**Request**
Report how many lines include the word "this", and nothing besides that number.

**Records for processing**

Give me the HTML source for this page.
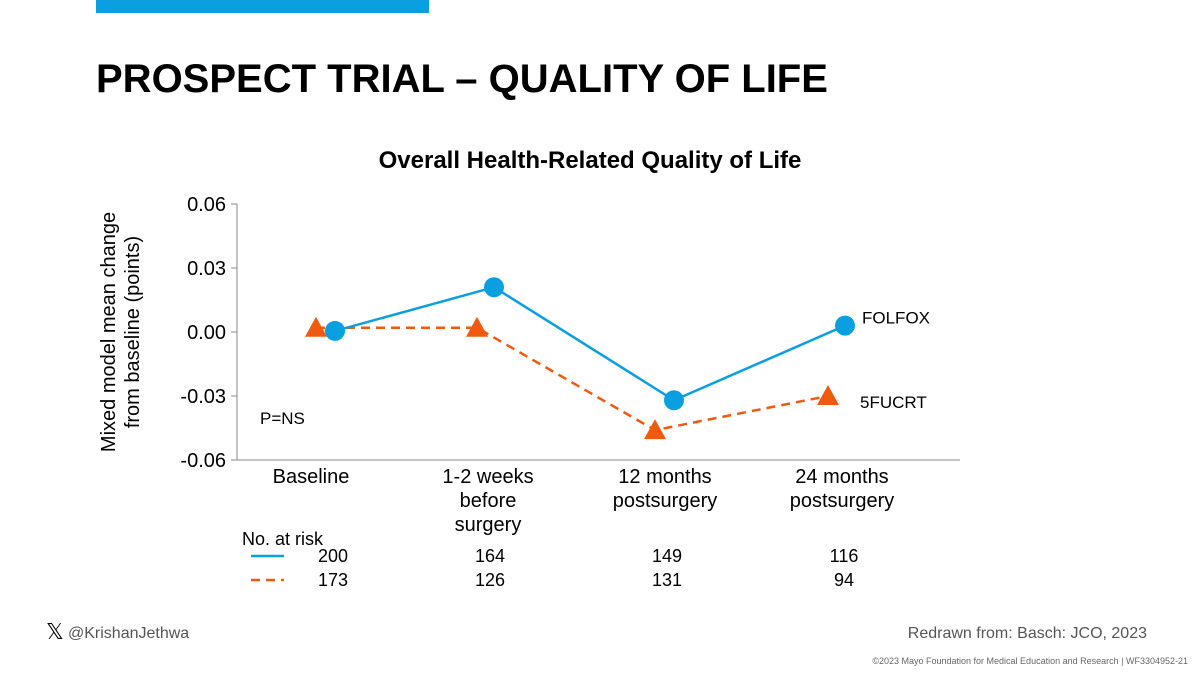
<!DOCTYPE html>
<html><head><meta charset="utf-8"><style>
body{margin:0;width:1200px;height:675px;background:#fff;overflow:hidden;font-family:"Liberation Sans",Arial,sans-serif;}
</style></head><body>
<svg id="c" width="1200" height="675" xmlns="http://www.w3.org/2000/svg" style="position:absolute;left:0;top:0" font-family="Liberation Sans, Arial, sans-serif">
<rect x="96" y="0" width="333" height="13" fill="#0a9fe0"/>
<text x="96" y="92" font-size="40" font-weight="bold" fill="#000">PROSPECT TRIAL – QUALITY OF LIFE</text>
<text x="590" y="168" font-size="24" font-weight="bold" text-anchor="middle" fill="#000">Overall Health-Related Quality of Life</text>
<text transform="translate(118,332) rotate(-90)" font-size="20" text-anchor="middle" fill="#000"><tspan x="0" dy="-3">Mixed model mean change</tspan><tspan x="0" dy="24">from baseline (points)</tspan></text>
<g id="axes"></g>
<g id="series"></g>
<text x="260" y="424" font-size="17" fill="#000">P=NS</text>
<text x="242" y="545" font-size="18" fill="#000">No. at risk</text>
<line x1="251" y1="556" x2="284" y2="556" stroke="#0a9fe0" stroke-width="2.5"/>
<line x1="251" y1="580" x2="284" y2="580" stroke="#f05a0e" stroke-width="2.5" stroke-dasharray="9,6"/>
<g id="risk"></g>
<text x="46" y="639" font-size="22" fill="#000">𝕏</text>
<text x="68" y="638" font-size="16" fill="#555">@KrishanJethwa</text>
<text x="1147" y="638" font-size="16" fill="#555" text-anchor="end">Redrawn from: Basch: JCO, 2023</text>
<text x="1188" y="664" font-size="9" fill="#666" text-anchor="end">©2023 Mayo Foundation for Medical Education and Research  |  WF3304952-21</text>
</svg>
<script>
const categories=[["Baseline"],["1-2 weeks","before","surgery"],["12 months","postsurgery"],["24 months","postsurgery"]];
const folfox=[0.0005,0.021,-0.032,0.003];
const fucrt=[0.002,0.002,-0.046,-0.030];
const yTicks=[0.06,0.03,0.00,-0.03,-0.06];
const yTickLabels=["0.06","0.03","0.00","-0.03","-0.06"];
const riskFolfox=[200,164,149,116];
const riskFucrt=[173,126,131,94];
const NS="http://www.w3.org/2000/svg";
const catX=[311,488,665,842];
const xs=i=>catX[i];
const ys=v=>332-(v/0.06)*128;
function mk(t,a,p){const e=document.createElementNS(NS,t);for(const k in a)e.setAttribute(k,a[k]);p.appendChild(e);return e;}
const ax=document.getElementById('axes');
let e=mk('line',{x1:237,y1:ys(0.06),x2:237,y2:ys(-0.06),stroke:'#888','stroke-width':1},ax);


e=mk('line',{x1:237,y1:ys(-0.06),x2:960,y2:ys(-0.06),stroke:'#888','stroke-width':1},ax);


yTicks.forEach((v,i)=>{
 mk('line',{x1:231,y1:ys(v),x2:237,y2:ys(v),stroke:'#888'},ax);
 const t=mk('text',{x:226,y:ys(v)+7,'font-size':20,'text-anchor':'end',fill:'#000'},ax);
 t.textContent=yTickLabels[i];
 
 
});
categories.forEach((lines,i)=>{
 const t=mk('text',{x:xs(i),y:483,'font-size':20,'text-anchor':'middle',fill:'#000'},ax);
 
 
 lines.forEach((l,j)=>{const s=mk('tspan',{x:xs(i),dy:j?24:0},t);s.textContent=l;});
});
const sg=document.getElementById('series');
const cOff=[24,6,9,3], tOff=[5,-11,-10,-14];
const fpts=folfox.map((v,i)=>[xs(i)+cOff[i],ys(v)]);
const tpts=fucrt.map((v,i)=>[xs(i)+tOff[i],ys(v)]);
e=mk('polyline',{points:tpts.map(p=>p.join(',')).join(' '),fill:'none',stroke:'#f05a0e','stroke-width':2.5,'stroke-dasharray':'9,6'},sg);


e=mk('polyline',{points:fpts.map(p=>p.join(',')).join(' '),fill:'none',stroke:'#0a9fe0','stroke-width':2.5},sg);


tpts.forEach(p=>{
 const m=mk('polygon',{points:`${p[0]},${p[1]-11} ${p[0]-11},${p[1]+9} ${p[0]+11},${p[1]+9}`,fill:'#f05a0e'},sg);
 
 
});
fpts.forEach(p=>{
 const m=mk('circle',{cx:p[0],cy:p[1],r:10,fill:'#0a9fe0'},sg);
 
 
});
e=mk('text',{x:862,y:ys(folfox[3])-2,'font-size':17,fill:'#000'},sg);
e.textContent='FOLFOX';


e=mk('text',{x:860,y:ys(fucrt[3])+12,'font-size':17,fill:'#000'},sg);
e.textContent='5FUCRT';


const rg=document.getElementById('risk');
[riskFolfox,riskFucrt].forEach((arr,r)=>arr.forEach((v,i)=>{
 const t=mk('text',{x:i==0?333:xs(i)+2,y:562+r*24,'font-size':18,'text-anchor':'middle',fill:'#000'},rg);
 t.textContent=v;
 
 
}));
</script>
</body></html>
...
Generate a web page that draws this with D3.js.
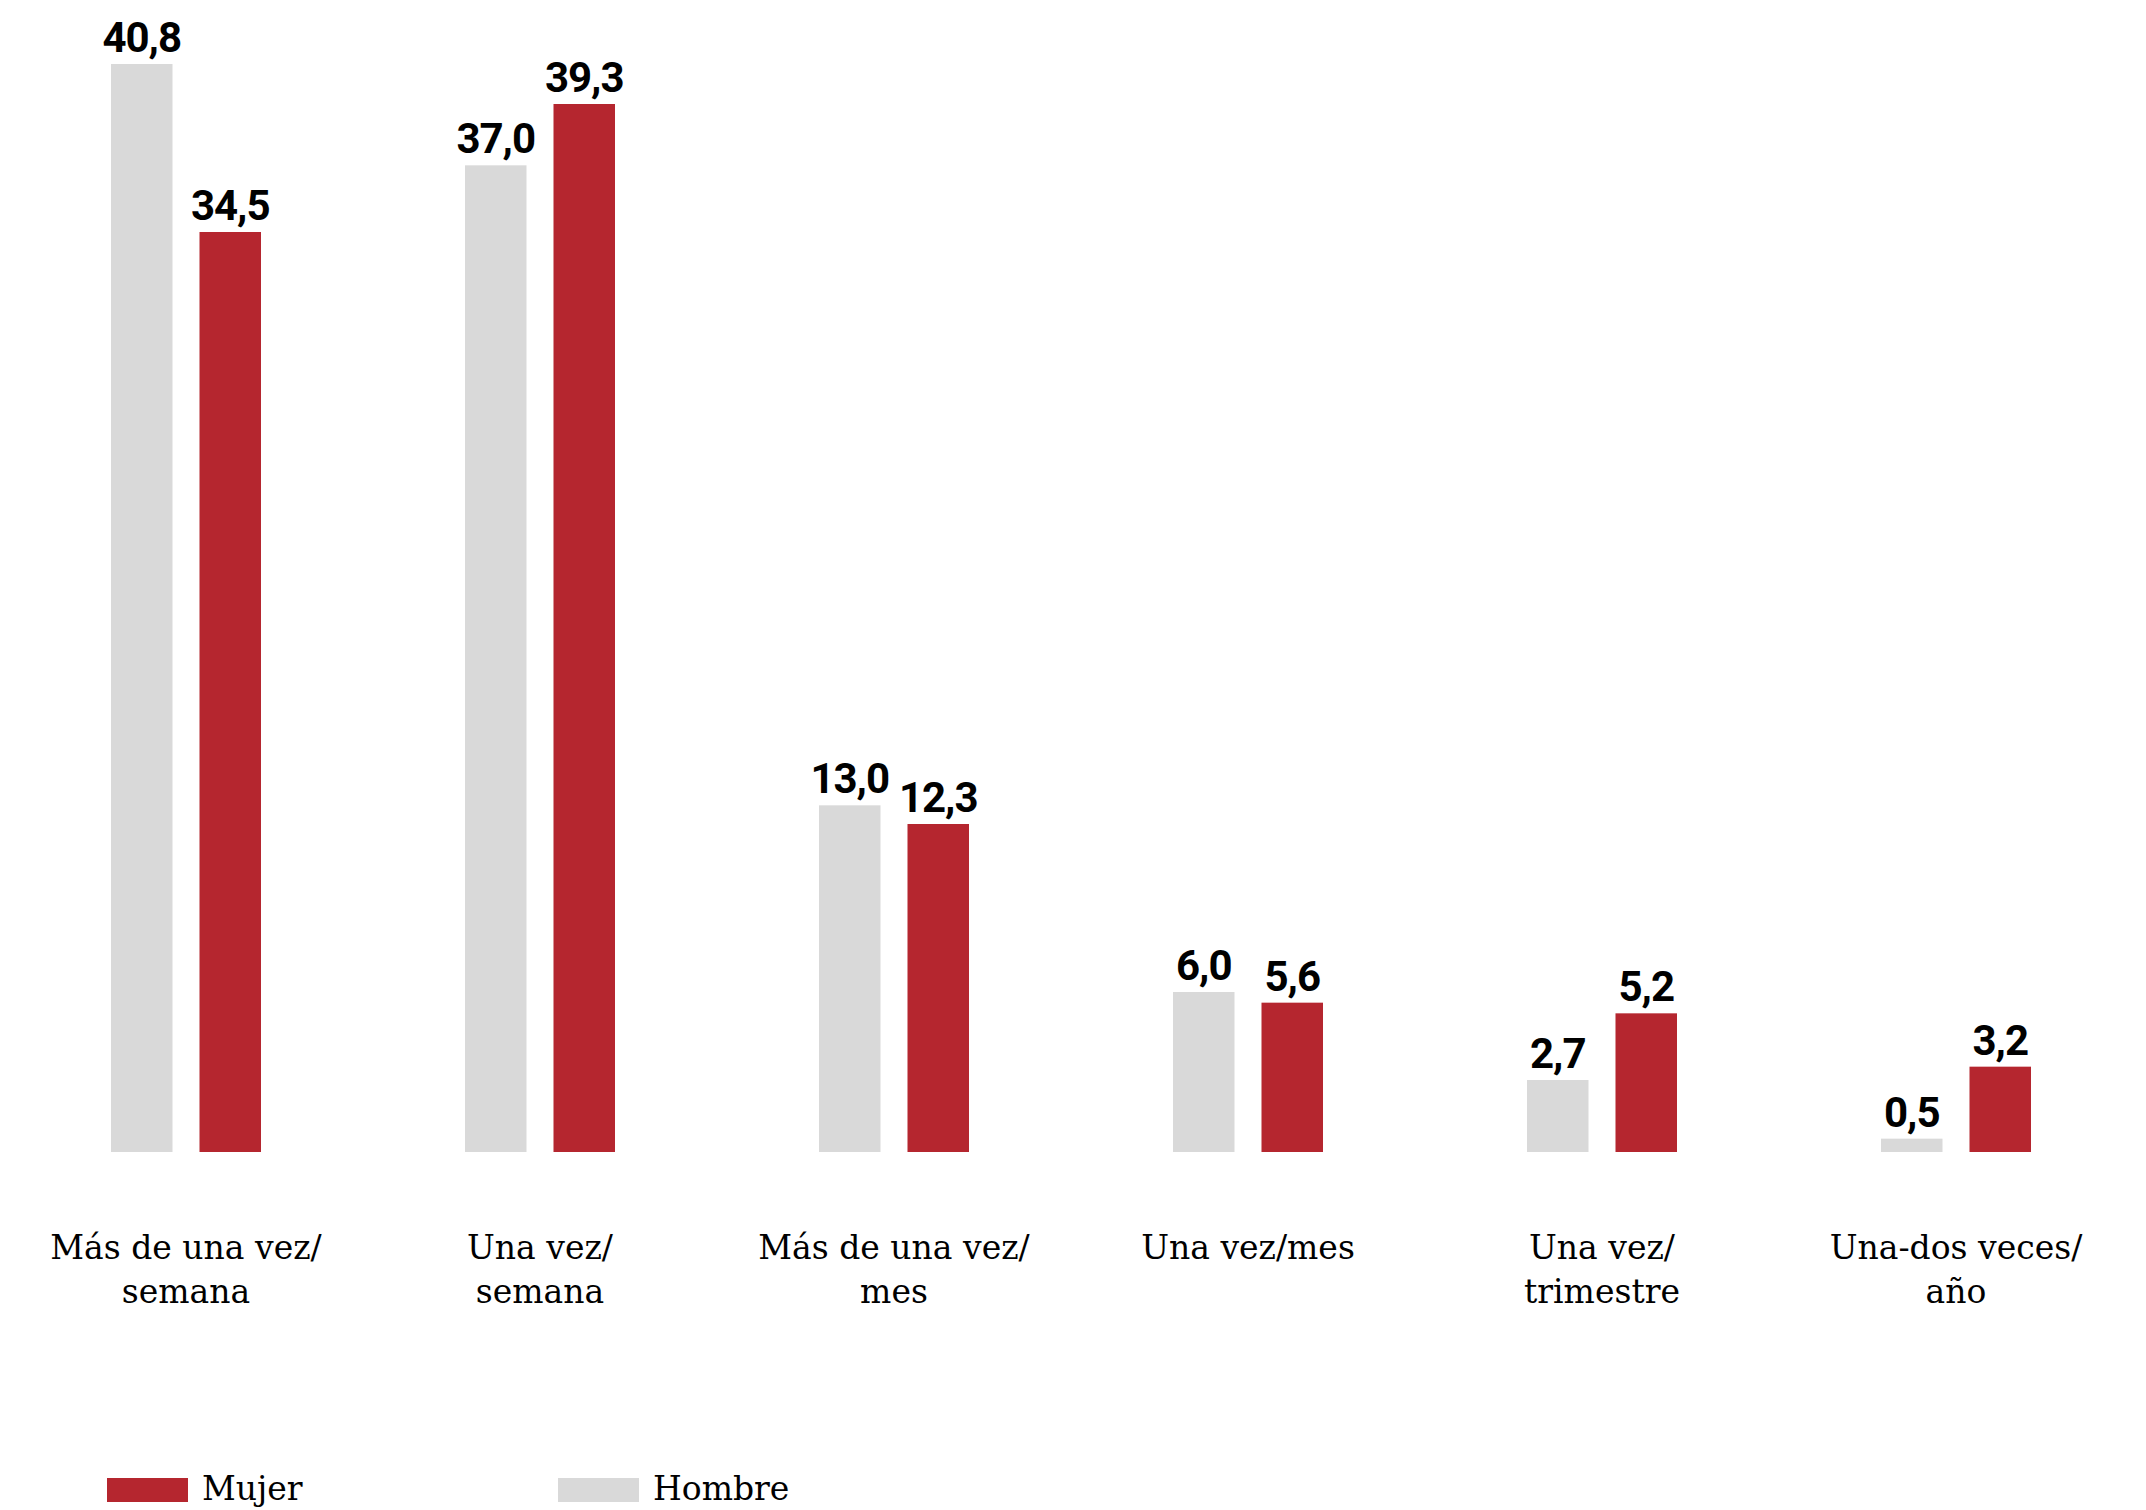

**The solution**
2